- Born: Louis Jacob Preager 12 January 1906 Poplar, London, England
- Died: 14 November 1978 (aged 72) Mallorca, Spain
- Genres: Jazz
- Occupation(s): Musician Dance band leader Disc jockey Businessman
- Instrument: Piano
- Years active: 1925-1962 (retired)

= Lou Preager =

British dance band leader (1906–1978)

Louis Jacob Preager (12 January 1906 – 14 November 1978), known as Lou Preager, was an English pianist, dance band leader, disc jockey and businessman. He was active from the 1930s to the 1950s; with his band he made many recordings. They also appeared on radio and television.

==Early career==
Louis Jacob Preager was born in Poplar, London, in 1906, and came from a Jewish background. He was the son of Louis Preager, a tailor, and his wife Rebecca (née Cohen De Murcia). While at school, the younger Louis he played the piano in dance bands, and from age 19 he was a full-time musician. He played in fashionable London clubs and restaurants; in 1931 he joined Eugene Pini and his Tango Orchestra at the Monseigneur, and later joined the Billy Reid Accordion Band. In 1933, Preager led an 11-piece band, playing at Ciro's and later at Romano's in the Strand. His first recordings were released in 1935.
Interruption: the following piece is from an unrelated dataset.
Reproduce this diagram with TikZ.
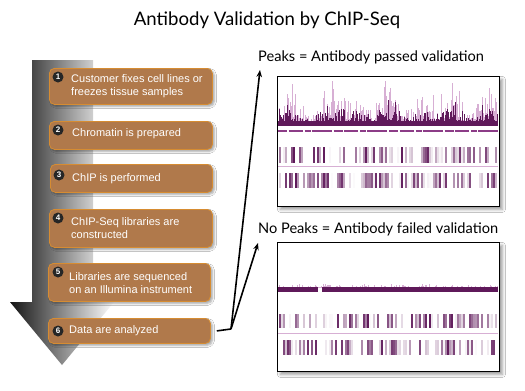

==Second World War and later==
Preager joined the Intelligence Corps in 1941. His right arm was seriously injured in a motor accident, and he received hospital treatment for eight months.

He was invalided out of the army in 1942, and he formed a 14-piece orchestra to play at the Hammersmith Palais in London; it was the resident band there for 18 years. It made frequent radio broadcasts, including, from 1942, 96 editions of Music While You Work. The band later appeared on television. A number of vocalists sang with the band, including Paul Rich, Edna Kaye, Rita Williams and Elisabeth Welch.

Preager's radio broadcasts, Write a Tune for £1000, a songwriting contest broadcast in 1945, 1947 and 1950, were very popular, and produced the hit song "Cruising Down the River". During the 1950s, Preager presented Housewives' Choice on the BBC Light Programme and, at the time was a well-known disc jockey. In 1959, his orchestra moved to the Lyceum Ballroom, where he was often seen in the TV programme Come Dancing.

==Awards, recordings and other interests==
During his career he made recordings for Regal Zonophone Records and the Columbia Graphophone Company. He won three Carl Alan Awards for the best Palais Band.

Preager had several business interests. He was owner of a book publishing company, founder of a record company, and also had interests in film and television.

== Personal life and death ==
In 1958, Preager married Rose Sharp in Marylebone, where the couple lived.

From the 1960s, Preager suffered from persistent ill health and retired from music, aged 56, in 1962. He moved to Slough and bought the Carlton Ballroom in the town; it was sold after he suffered a heart attack in 1967. He died on 14 November 1978 in Mallorca, aged 72.